Why Brady Needed Surgery

When he was about 10, Brady complained of what can best be described as tremors.  His hands would…twitch a little.  It was uncontrollable, almost subliminal, and he could even suppress it if he tried.  We reported it to his pediatrician.  After some questions and answers, her advice was that as long as the tremors didn’t get worse in terms of intensity or frequency, we probably didn’t need to worry about them.

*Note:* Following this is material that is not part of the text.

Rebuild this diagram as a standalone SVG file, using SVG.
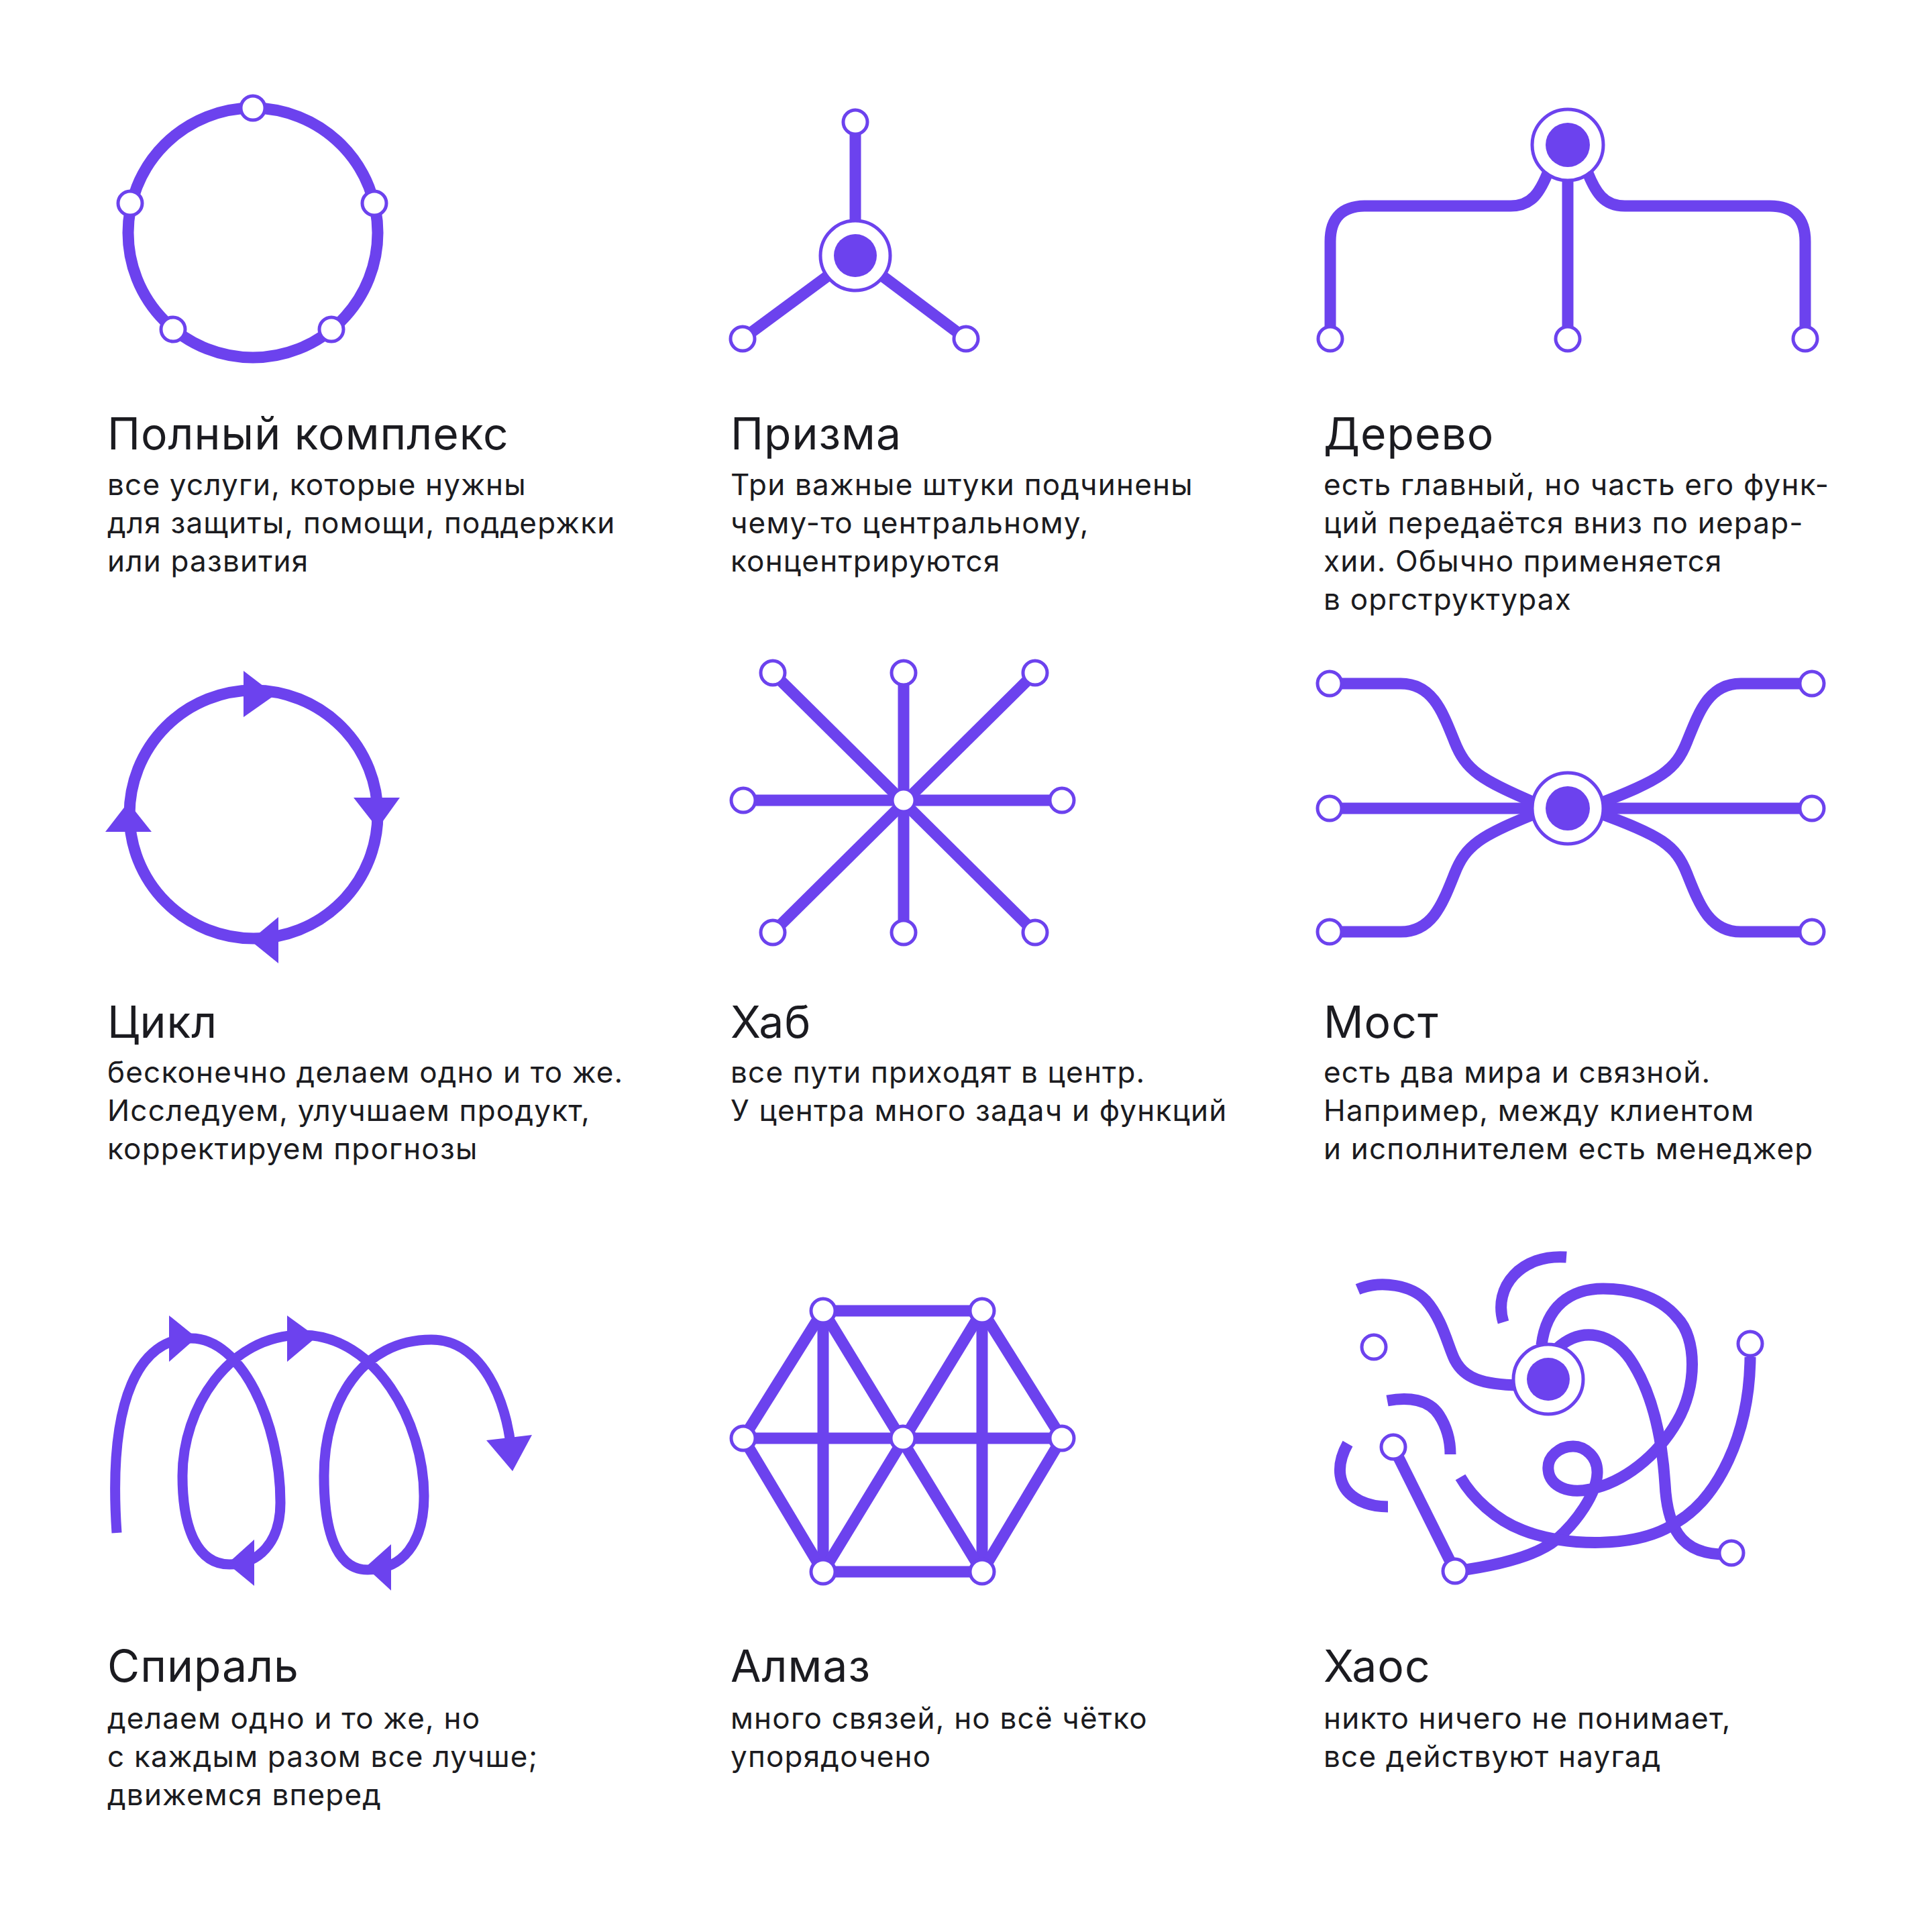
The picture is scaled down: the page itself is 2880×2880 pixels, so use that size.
<svg xmlns="http://www.w3.org/2000/svg" width="2880" height="2880" viewBox="0 0 2880 2880">
<style>
.ln{fill:none;stroke:#6c42ee;stroke-width:17;stroke-linecap:butt;stroke-linejoin:round}
.th{stroke-width:15}
.nd{fill:#fff;stroke:#6c42ee;stroke-width:5}
.hub{fill:#fff;stroke:#6c42ee;stroke-width:5}
.core{fill:#6c42ee}
.ar{fill:#6c42ee}
.t{font-family:Inter,"Noto Sans",sans-serif;fill:#1b1b20;font-size:66px;letter-spacing:1px}
.b{font-family:Inter,"Noto Sans",sans-serif;fill:#1b1b20;font-size:44px;letter-spacing:1.2px}
</style>
<rect width="2880" height="2880" fill="#fff"/>

<!-- 1 Полный комплекс -->
<g id="complex">
  <g class="connectors"><circle class="ln" cx="377" cy="347" r="186"/></g>
  <circle class="nd" cx="377" cy="161" r="18"/>
  <circle class="nd" cx="194" cy="303" r="18"/>
  <circle class="nd" cx="558" cy="303" r="18"/>
  <circle class="nd" cx="258" cy="491" r="18"/>
  <circle class="nd" cx="494" cy="491" r="18"/>
</g>

<!-- 2 Призма -->
<g id="prism">
  <g class="connectors">
    <line class="ln" x1="1275" y1="182" x2="1275" y2="381"/>
    <line class="ln" x1="1107" y1="505" x2="1275" y2="381"/>
    <line class="ln" x1="1440" y1="505" x2="1275" y2="381"/>
  </g>
  <circle class="nd" cx="1275" cy="182" r="18"/>
  <circle class="nd" cx="1107" cy="505" r="18"/>
  <circle class="nd" cx="1440" cy="505" r="18"/>
  <circle class="hub" cx="1275" cy="381" r="52"/>
  <circle class="core" cx="1275" cy="381" r="32"/>
</g>

<!-- 3 Дерево -->
<g id="tree">
  <g class="connectors">
    <path class="ln" d="M1983,505 V360 Q1983,307 2036,307 H2252 C2282,307 2296,290 2312,245"/>
    <path class="ln" d="M2691,505 V360 Q2691,307 2638,307 H2422 C2392,307 2378,290 2362,245"/>
    <line class="ln" x1="2337" y1="216" x2="2337" y2="505"/>
  </g>
  <circle class="nd" cx="1983" cy="505" r="18"/>
  <circle class="nd" cx="2337" cy="505" r="18"/>
  <circle class="nd" cx="2691" cy="505" r="18"/>
  <circle class="hub" cx="2337" cy="216" r="53"/>
  <circle class="core" cx="2337" cy="216" r="33"/>
</g>

<!-- 4 Цикл -->
<g id="cycle">
  <g class="connectors"><circle class="ln" cx="378" cy="1214" r="185"/></g>
  <polygon class="ar" points="363,1000 363,1069 410,1036"/>
  <polygon class="ar" points="527,1189 596,1189 563,1235"/>
  <polygon class="ar" points="415,1367 415,1436 373,1402"/>
  <polygon class="ar" points="157,1240 226,1240 191,1196"/>
</g>

<!-- 5 Хаб -->
<g id="hub">
  <g class="connectors">
    <line class="ln" x1="1152" y1="1003" x2="1543" y2="1390"/>
    <line class="ln" x1="1543" y1="1003" x2="1152" y2="1390"/>
    <line class="ln" x1="1347" y1="1003" x2="1347" y2="1390"/>
    <line class="ln" x1="1108" y1="1193" x2="1583" y2="1193"/>
  </g>
  <circle class="nd" cx="1152" cy="1003" r="18"/>
  <circle class="nd" cx="1347" cy="1003" r="18"/>
  <circle class="nd" cx="1543" cy="1003" r="18"/>
  <circle class="nd" cx="1108" cy="1193" r="18"/>
  <circle class="nd" cx="1583" cy="1193" r="18"/>
  <circle class="nd" cx="1152" cy="1390" r="18"/>
  <circle class="nd" cx="1347" cy="1390" r="18"/>
  <circle class="nd" cx="1543" cy="1390" r="18"/>
  <circle cx="1347" cy="1193" r="16" fill="#fff" stroke="#6c42ee" stroke-width="3"/>
</g>

<!-- 6 Мост -->
<g id="bridge">
  <g class="connectors">
    <path class="ln" d="M1982,1019 H2088 C2135,1019 2150,1060 2168,1105 C2185,1148 2205,1162 2296,1200"/>
    <path class="ln" d="M2701,1019 H2595 C2548,1019 2533,1060 2515,1105 C2498,1148 2478,1162 2378,1200"/>
    <path class="ln" d="M1982,1389 H2088 C2135,1389 2150,1348 2168,1303 C2185,1260 2205,1246 2296,1210"/>
    <path class="ln" d="M2701,1389 H2595 C2548,1389 2533,1348 2515,1303 C2498,1260 2478,1246 2378,1210"/>
    <line class="ln" x1="1982" y1="1205" x2="2701" y2="1205"/>
  </g>
  <circle class="nd" cx="1982" cy="1019" r="18"/>
  <circle class="nd" cx="1982" cy="1205" r="18"/>
  <circle class="nd" cx="1982" cy="1389" r="18"/>
  <circle class="nd" cx="2701" cy="1019" r="18"/>
  <circle class="nd" cx="2701" cy="1205" r="18"/>
  <circle class="nd" cx="2701" cy="1389" r="18"/>
  <circle class="hub" cx="2337" cy="1205" r="53"/>
  <circle class="core" cx="2337" cy="1205" r="33"/>
</g>

<!-- 7 Спираль -->
<g id="spiral">
  <g class="connectors">
    <path class="ln th" d="M174,2285 C160,2080 210,1995 285,1995 C360,1995 418,2120 418,2240 C418,2300 385,2332 342,2332 C295,2332 272,2280 272,2200 C272,2100 340,1990 450,1990 C560,1990 632,2120 632,2230 C632,2300 600,2340 548,2340 C500,2340 483,2280 483,2200 C483,2090 540,1997 643,1997 C720,1997 755,2090 762,2160"/>
  </g>
  <polygon class="ar" points="252,1961 252,2030 293,1994"/>
  <polygon class="ar" points="379,2295 379,2364 339,2331"/>
  <polygon class="ar" points="428,1961 428,2030 472,1993"/>
  <polygon class="ar" points="583,2302 583,2371 545,2336"/>
  <polygon class="ar" points="725,2147 793,2139 764,2193"/>
</g>

<!-- 8 Алмаз -->
<g id="diamond">
  <g class="connectors">
    <line class="ln" x1="1227" y1="1954" x2="1464" y2="1954"/>
    <line class="ln" x1="1227" y1="2343" x2="1464" y2="2343"/>
    <line class="ln" x1="1108" y1="2144" x2="1583" y2="2144"/>
    <line class="ln" x1="1227" y1="1954" x2="1227" y2="2343"/>
    <line class="ln" x1="1464" y1="1954" x2="1464" y2="2343"/>
    <line class="ln" x1="1227" y1="1954" x2="1108" y2="2144"/>
    <line class="ln" x1="1108" y1="2144" x2="1227" y2="2343"/>
    <line class="ln" x1="1464" y1="1954" x2="1583" y2="2144"/>
    <line class="ln" x1="1583" y1="2144" x2="1464" y2="2343"/>
    <line class="ln" x1="1227" y1="1954" x2="1464" y2="2343"/>
    <line class="ln" x1="1464" y1="1954" x2="1227" y2="2343"/>
  </g>
  <circle class="nd" cx="1227" cy="1954" r="18"/>
  <circle class="nd" cx="1464" cy="1954" r="18"/>
  <circle class="nd" cx="1108" cy="2144" r="18"/>
  <circle class="nd" cx="1346" cy="2144" r="18"/>
  <circle class="nd" cx="1583" cy="2144" r="18"/>
  <circle class="nd" cx="1227" cy="2343" r="18"/>
  <circle class="nd" cx="1464" cy="2343" r="18"/>
</g>

<!-- 9 Хаос -->
<g id="chaos">
  <g class="connectors">
    <path class="ln" d="M2335,1874 C2268,1869 2225,1918 2241,1971"/>
    <path class="ln" d="M2024,1922 C2060,1907 2105,1917 2125,1938 C2150,1966 2158,2005 2168,2026 C2182,2055 2210,2064 2265,2065"/>
    <path class="ln" d="M2170,2342 C2230,2334 2290,2320 2320,2295 C2350,2269 2380,2227 2381,2196 C2382,2171 2362,2156 2345,2156 C2325,2156 2306,2171 2308,2191 C2310,2217 2340,2227 2370,2220 C2420,2210 2470,2171 2500,2119 C2530,2067 2530,1995 2500,1964 C2470,1928 2420,1921 2390,1921 C2340,1921 2305,1948 2298,2005"/>
    <path class="ln" d="M2320,2011 C2360,1974 2405,1990 2430,2026 C2465,2078 2478,2150 2482,2212 C2486,2295 2520,2315 2565,2317"/>
    <path class="ln" d="M2609,2023 C2608,2140 2560,2233 2500,2269 C2440,2310 2330,2305 2270,2281 C2230,2266 2195,2233 2177,2202"/>
    <path class="ln" d="M2068,2088 C2100,2082 2130,2086 2145,2109 C2158,2129 2162,2150 2162,2168"/>
    <path class="ln" d="M2009,2152 C1990,2186 1995,2217 2020,2233 C2035,2243 2050,2246 2069,2246"/>
    <line class="ln" x1="2077" y1="2157" x2="2169" y2="2342"/>
  </g>
  <circle class="nd" cx="2048" cy="2008" r="18"/>
  <circle class="nd" cx="2609" cy="2003" r="18"/>
  <circle class="nd" cx="2077" cy="2157" r="18"/>
  <circle class="nd" cx="2169" cy="2342" r="18"/>
  <circle class="nd" cx="2581" cy="2315" r="18"/>
  <circle class="hub" cx="2308" cy="2056" r="52"/>
  <circle class="core" cx="2308" cy="2056" r="32"/>
</g>

<!-- Texts -->
<g id="labels">
  <text class="t" x="160" y="670">Полный комплекс</text>
  <text class="b" x="160" y="738">все услуги, которые нужны</text>
  <text class="b" x="160" y="795">для защиты, помощи, поддержки</text>
  <text class="b" x="160" y="852">или развития</text>

  <text class="t" x="1089" y="670">Призма</text>
  <text class="b" x="1089" y="738">Три важные штуки подчинены</text>
  <text class="b" x="1089" y="795">чему-то центральному,</text>
  <text class="b" x="1089" y="852">концентрируются</text>

  <text class="t" x="1973" y="670">Дерево</text>
  <text class="b" x="1973" y="738">есть главный, но часть его функ-</text>
  <text class="b" x="1973" y="795">ций передаётся вниз по иерар-</text>
  <text class="b" x="1973" y="852">хии. Обычно применяется</text>
  <text class="b" x="1973" y="909">в оргструктурах</text>

  <text class="t" x="160" y="1547">Цикл</text>
  <text class="b" x="160" y="1614">бесконечно делаем одно и то же.</text>
  <text class="b" x="160" y="1671">Исследуем, улучшаем продукт,</text>
  <text class="b" x="160" y="1728">корректируем прогнозы</text>

  <text class="t" x="1089" y="1547">Хаб</text>
  <text class="b" x="1089" y="1614">все пути приходят в центр.</text>
  <text class="b" x="1089" y="1671">У центра много задач и функций</text>

  <text class="t" x="1973" y="1547">Мост</text>
  <text class="b" x="1973" y="1614">есть два мира и связной.</text>
  <text class="b" x="1973" y="1671">Например, между клиентом</text>
  <text class="b" x="1973" y="1728">и исполнителем есть менеджер</text>

  <text class="t" x="160" y="2507">Спираль</text>
  <text class="b" x="160" y="2577">делаем одно и то же, но</text>
  <text class="b" x="160" y="2634">с каждым разом все лучше;</text>
  <text class="b" x="160" y="2691">движемся вперед</text>

  <text class="t" x="1089" y="2507">Алмаз</text>
  <text class="b" x="1089" y="2577">много связей, но всё чётко</text>
  <text class="b" x="1089" y="2634">упорядочено</text>

  <text class="t" x="1973" y="2507">Хаос</text>
  <text class="b" x="1973" y="2577">никто ничего не понимает,</text>
  <text class="b" x="1973" y="2634">все действуют наугад</text>
</g>
</svg>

Last year, they got worse.  They were now coming about a dozen times a day, were much more intense/severe, and involved his entire upper body, not just his hands (they still lasted less than a second).  Brady reported to Student Health Services on campus and they ordered an MRI.  The MRI detected a mass in Brady’s left frontal lobe.  He was referred to a neurosurgeon in Burlington, VT.  We went to see him (Dr. Tranmer) and he told us that the mass could not, because of its location, be the cause of Brady’s tremors.  However, it did need to be dealt with.
[Tangent: Brady subsequently saw a neurologist who diagnosed the tremors as being a symptom of Tourette’s Syndrome.]
Dr. Tranmer was very sure the tumor was benign, and we planned for it’s removal this Summer.  In May, a follow-up, more precise MRI was done, and the mass was identical to last year’s MRI.  Instead of just charging ahead with removal, Dr. Tranmer counseled a biopsy to determine the makeup of the tissue in question.  There was a possibility that it was merely suspicious-looking normal brain tissue (which obviously should not be removed!).  The biopsy was done in June and came back as a low-grade, benign oligodendroglioma.
Surgery was scheduled, and the tumor was successfully removed on July 29th, 2013.  In a way, it’s a happy accident this tumor was discovered.  Left undiscovered, it would have one day likely manifested itself in the form of nasty symptoms such as personality changes, seizures, or worse–in other words, possibly too late.